--- start of SUPPLIED MATERIAL ---

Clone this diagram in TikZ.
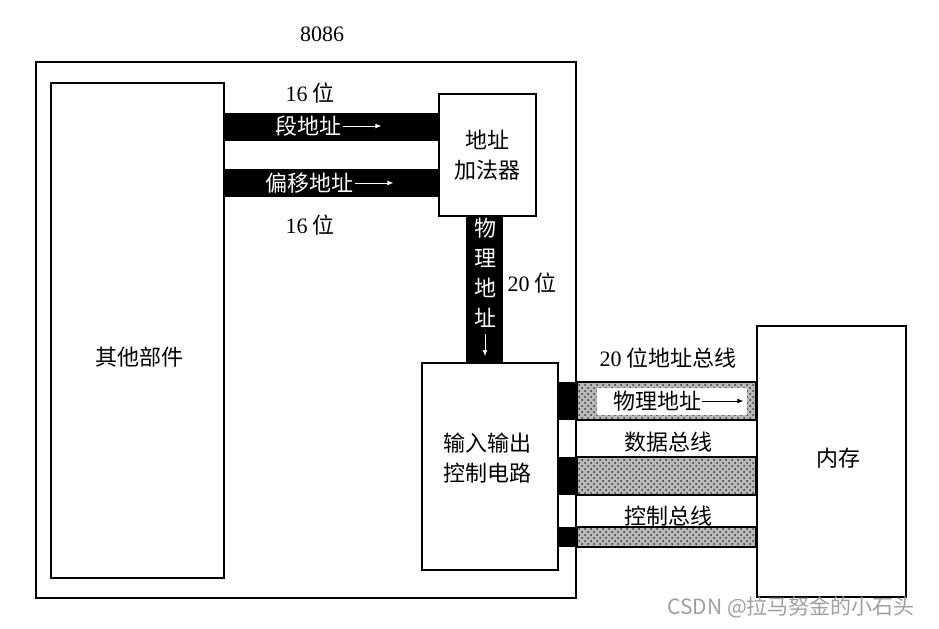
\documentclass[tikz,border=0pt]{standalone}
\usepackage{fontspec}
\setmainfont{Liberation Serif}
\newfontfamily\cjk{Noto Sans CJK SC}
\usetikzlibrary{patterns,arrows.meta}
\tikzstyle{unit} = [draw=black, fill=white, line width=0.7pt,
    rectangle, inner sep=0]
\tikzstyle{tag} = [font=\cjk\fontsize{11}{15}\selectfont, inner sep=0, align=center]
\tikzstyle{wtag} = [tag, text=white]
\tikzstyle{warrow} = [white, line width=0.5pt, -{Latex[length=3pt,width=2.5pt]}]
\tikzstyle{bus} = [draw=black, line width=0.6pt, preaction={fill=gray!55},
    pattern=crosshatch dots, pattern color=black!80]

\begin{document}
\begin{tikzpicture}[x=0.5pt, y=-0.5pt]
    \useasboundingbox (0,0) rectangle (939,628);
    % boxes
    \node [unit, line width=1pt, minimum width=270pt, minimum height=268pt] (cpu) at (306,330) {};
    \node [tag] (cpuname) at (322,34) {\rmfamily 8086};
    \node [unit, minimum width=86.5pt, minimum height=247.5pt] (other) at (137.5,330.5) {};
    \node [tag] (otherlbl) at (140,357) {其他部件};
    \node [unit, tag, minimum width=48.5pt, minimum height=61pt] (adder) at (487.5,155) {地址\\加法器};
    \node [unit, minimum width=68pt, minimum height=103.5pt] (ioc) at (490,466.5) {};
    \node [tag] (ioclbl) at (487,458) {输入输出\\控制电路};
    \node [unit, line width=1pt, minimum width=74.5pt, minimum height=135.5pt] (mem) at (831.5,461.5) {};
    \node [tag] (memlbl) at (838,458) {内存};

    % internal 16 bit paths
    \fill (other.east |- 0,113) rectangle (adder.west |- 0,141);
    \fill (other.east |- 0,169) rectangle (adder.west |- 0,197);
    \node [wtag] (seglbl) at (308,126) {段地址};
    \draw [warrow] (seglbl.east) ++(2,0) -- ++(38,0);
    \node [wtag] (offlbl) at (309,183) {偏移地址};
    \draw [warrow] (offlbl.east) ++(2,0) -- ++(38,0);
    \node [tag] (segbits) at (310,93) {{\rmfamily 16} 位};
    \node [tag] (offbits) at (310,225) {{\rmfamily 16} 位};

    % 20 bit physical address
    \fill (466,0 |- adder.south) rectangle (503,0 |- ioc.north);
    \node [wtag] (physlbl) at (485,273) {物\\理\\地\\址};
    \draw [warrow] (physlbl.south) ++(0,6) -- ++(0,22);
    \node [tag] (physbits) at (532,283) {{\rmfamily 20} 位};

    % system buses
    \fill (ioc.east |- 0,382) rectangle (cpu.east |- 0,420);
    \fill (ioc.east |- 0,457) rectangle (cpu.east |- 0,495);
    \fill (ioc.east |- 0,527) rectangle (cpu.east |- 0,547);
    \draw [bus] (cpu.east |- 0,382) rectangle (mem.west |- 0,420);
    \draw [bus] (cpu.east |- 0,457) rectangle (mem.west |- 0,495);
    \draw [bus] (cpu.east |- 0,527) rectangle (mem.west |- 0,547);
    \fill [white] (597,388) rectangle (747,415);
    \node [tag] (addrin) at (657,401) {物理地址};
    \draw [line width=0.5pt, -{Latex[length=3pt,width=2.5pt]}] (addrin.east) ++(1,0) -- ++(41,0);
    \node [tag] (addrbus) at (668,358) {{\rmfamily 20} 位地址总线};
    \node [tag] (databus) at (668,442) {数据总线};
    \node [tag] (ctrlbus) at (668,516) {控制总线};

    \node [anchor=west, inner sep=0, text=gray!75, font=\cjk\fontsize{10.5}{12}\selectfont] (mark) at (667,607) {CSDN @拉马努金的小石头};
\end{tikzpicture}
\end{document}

--- end of SUPPLIED MATERIAL ---

=== INSTRUCTION ===
Return the whole listing, word for word, and leave out every picture.

=== FULL RESPONSE ===
Clone this diagram in TikZ.
\documentclass[tikz,border=0pt]{standalone}
\usepackage{fontspec}
\setmainfont{Liberation Serif}
\newfontfamily\cjk{Noto Sans CJK SC}
\usetikzlibrary{patterns,arrows.meta}
\tikzstyle{unit} = [draw=black, fill=white, line width=0.7pt,
    rectangle, inner sep=0]
\tikzstyle{tag} = [font=\cjk\fontsize{11}{15}\selectfont, inner sep=0, align=center]
\tikzstyle{wtag} = [tag, text=white]
\tikzstyle{warrow} = [white, line width=0.5pt, -{Latex[length=3pt,width=2.5pt]}]
\tikzstyle{bus} = [draw=black, line width=0.6pt, preaction={fill=gray!55},
    pattern=crosshatch dots, pattern color=black!80]

\begin{document}
\begin{tikzpicture}[x=0.5pt, y=-0.5pt]
    \useasboundingbox (0,0) rectangle (939,628);
    % boxes
    \node [unit, line width=1pt, minimum width=270pt, minimum height=268pt] (cpu) at (306,330) {};
    \node [tag] (cpuname) at (322,34) {\rmfamily 8086};
    \node [unit, minimum width=86.5pt, minimum height=247.5pt] (other) at (137.5,330.5) {};
    \node [tag] (otherlbl) at (140,357) {其他部件};
    \node [unit, tag, minimum width=48.5pt, minimum height=61pt] (adder) at (487.5,155) {地址\\加法器};
    \node [unit, minimum width=68pt, minimum height=103.5pt] (ioc) at (490,466.5) {};
    \node [tag] (ioclbl) at (487,458) {输入输出\\控制电路};
    \node [unit, line width=1pt, minimum width=74.5pt, minimum height=135.5pt] (mem) at (831.5,461.5) {};
    \node [tag] (memlbl) at (838,458) {内存};

    % internal 16 bit paths
    \fill (other.east |- 0,113) rectangle (adder.west |- 0,141);
    \fill (other.east |- 0,169) rectangle (adder.west |- 0,197);
    \node [wtag] (seglbl) at (308,126) {段地址};
    \draw [warrow] (seglbl.east) ++(2,0) -- ++(38,0);
    \node [wtag] (offlbl) at (309,183) {偏移地址};
    \draw [warrow] (offlbl.east) ++(2,0) -- ++(38,0);
    \node [tag] (segbits) at (310,93) {{\rmfamily 16} 位};
    \node [tag] (offbits) at (310,225) {{\rmfamily 16} 位};

    % 20 bit physical address
    \fill (466,0 |- adder.south) rectangle (503,0 |- ioc.north);
    \node [wtag] (physlbl) at (485,273) {物\\理\\地\\址};
    \draw [warrow] (physlbl.south) ++(0,6) -- ++(0,22);
    \node [tag] (physbits) at (532,283) {{\rmfamily 20} 位};

    % system buses
    \fill (ioc.east |- 0,382) rectangle (cpu.east |- 0,420);
    \fill (ioc.east |- 0,457) rectangle (cpu.east |- 0,495);
    \fill (ioc.east |- 0,527) rectangle (cpu.east |- 0,547);
    \draw [bus] (cpu.east |- 0,382) rectangle (mem.west |- 0,420);
    \draw [bus] (cpu.east |- 0,457) rectangle (mem.west |- 0,495);
    \draw [bus] (cpu.east |- 0,527) rectangle (mem.west |- 0,547);
    \fill [white] (597,388) rectangle (747,415);
    \node [tag] (addrin) at (657,401) {物理地址};
    \draw [line width=0.5pt, -{Latex[length=3pt,width=2.5pt]}] (addrin.east) ++(1,0) -- ++(41,0);
    \node [tag] (addrbus) at (668,358) {{\rmfamily 20} 位地址总线};
    \node [tag] (databus) at (668,442) {数据总线};
    \node [tag] (ctrlbus) at (668,516) {控制总线};

    \node [anchor=west, inner sep=0, text=gray!75, font=\cjk\fontsize{10.5}{12}\selectfont] (mark) at (667,607) {CSDN @拉马努金的小石头};
\end{tikzpicture}
\end{document}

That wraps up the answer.